**Your objective**
From the listing below, pick out each line with the word "script".

**Data supplied**
** BEGIN **
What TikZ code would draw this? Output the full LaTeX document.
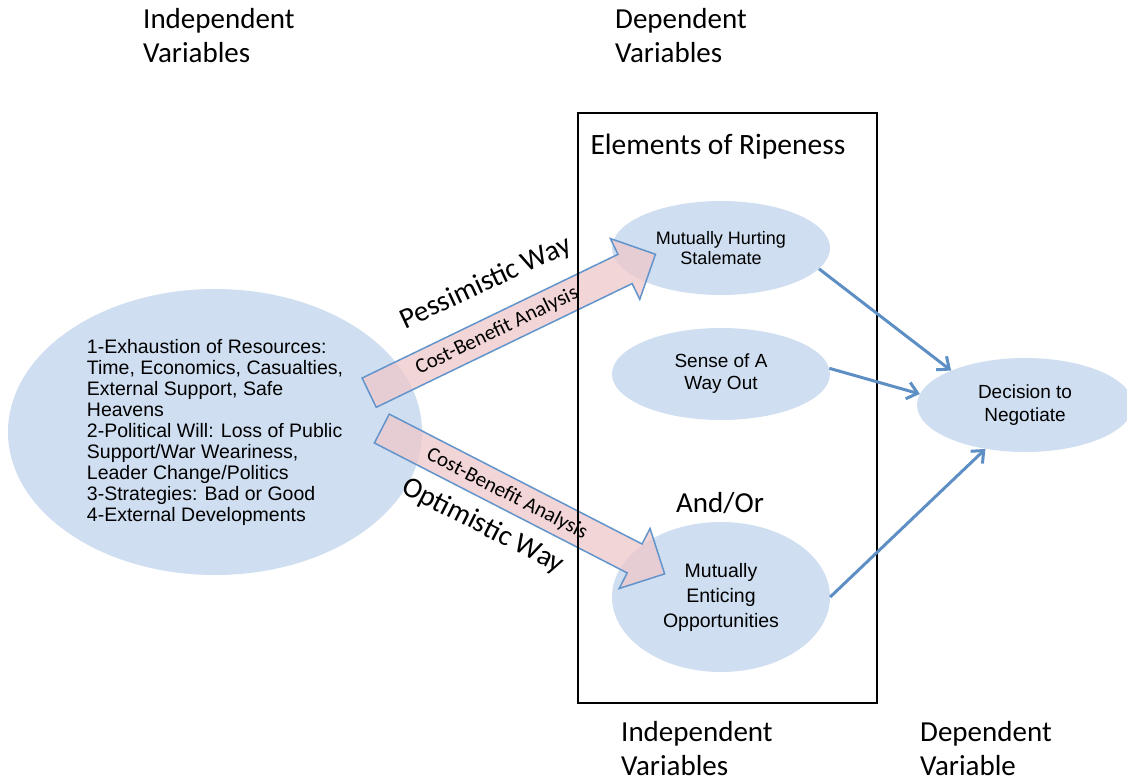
** END **
** BEGIN **
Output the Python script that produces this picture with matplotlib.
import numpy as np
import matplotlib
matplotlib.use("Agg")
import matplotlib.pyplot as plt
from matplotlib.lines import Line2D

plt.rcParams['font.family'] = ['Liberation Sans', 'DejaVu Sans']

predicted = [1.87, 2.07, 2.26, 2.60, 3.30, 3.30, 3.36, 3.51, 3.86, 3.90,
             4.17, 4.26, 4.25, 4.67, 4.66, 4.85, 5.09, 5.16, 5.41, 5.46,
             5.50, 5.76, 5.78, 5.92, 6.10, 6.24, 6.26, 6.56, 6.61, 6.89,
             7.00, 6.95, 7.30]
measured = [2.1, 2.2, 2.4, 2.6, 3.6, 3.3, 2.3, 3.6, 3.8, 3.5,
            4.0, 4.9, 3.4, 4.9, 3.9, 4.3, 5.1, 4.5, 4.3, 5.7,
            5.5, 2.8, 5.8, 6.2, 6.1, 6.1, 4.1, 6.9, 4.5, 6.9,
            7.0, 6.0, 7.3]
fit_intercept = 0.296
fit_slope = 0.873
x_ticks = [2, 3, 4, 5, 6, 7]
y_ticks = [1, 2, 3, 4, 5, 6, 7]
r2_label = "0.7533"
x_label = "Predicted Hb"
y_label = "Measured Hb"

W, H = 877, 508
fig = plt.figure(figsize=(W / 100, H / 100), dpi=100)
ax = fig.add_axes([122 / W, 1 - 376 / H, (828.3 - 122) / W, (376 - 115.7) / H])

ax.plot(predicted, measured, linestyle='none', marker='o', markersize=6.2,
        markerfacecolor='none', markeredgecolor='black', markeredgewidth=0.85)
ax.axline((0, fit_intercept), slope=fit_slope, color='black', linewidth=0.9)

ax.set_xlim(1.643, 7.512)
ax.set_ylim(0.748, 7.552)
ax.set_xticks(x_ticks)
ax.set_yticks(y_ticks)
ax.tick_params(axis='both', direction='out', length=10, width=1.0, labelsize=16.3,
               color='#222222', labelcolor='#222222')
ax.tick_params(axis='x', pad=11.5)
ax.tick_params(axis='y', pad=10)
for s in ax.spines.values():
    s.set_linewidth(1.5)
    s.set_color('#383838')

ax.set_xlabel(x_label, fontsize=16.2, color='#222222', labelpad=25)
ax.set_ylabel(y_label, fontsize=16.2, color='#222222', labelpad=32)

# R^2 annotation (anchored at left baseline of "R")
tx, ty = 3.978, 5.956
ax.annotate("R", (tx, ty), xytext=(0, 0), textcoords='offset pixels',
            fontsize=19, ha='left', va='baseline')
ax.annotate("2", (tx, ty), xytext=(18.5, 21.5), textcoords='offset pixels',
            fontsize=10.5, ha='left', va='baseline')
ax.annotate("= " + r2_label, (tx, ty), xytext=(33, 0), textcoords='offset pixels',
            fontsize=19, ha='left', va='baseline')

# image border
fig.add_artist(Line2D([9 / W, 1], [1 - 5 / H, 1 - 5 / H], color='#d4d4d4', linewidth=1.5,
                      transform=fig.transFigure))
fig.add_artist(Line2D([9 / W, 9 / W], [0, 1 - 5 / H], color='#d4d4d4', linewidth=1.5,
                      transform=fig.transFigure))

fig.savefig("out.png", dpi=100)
** END **
** BEGIN **
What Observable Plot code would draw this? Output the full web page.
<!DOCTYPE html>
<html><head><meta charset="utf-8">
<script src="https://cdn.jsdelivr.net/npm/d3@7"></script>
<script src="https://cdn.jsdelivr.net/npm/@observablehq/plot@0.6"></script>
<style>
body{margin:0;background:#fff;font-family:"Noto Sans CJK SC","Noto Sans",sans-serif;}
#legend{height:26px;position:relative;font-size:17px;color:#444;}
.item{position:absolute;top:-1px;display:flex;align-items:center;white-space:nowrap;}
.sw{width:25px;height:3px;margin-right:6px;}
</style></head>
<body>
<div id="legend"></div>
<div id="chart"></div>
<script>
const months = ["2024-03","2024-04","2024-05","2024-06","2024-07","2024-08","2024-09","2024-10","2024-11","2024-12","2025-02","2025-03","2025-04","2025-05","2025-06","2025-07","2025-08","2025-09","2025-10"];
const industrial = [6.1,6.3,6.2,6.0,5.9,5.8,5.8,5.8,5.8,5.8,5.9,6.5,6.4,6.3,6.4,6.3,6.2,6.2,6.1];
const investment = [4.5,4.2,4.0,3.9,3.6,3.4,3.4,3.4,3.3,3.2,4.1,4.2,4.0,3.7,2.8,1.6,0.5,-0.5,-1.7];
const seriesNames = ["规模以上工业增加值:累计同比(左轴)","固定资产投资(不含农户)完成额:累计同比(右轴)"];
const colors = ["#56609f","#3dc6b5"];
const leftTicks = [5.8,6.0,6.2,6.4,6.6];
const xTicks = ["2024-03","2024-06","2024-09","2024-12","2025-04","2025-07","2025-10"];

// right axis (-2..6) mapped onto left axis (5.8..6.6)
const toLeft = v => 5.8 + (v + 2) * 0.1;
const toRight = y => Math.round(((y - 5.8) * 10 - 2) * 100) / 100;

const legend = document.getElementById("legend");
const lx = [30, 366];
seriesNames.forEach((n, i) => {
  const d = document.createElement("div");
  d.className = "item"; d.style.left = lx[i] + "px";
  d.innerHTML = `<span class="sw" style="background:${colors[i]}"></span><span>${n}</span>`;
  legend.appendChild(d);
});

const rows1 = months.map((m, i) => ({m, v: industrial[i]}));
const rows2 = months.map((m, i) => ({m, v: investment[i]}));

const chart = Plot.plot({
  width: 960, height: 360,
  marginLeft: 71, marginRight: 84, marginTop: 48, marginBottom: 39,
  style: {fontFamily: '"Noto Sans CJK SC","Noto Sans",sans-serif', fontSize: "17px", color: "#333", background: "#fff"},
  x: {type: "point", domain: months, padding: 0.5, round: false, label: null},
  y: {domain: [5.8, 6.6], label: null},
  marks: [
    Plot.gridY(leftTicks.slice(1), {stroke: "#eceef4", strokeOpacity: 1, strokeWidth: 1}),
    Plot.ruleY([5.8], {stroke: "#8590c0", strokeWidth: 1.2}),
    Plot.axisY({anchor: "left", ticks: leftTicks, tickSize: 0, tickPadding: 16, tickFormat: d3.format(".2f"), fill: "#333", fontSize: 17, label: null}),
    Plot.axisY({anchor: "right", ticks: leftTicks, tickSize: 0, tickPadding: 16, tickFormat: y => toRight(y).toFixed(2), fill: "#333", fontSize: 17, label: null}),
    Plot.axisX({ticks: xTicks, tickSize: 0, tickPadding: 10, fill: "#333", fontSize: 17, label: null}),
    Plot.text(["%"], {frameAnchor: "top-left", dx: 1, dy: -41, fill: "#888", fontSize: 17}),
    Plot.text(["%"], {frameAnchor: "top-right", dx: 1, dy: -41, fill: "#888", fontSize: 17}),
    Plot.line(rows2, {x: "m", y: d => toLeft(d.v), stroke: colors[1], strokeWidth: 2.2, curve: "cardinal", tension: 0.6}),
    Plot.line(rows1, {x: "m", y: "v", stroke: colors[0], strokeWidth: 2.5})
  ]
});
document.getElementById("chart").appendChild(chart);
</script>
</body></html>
** END **
**In response**
Output the Python script that produces this picture with matplotlib.
<script src="https://cdn.jsdelivr.net/npm/d3@7"></script>
<script src="https://cdn.jsdelivr.net/npm/@observablehq/plot@0.6"></script>
<script>
</script>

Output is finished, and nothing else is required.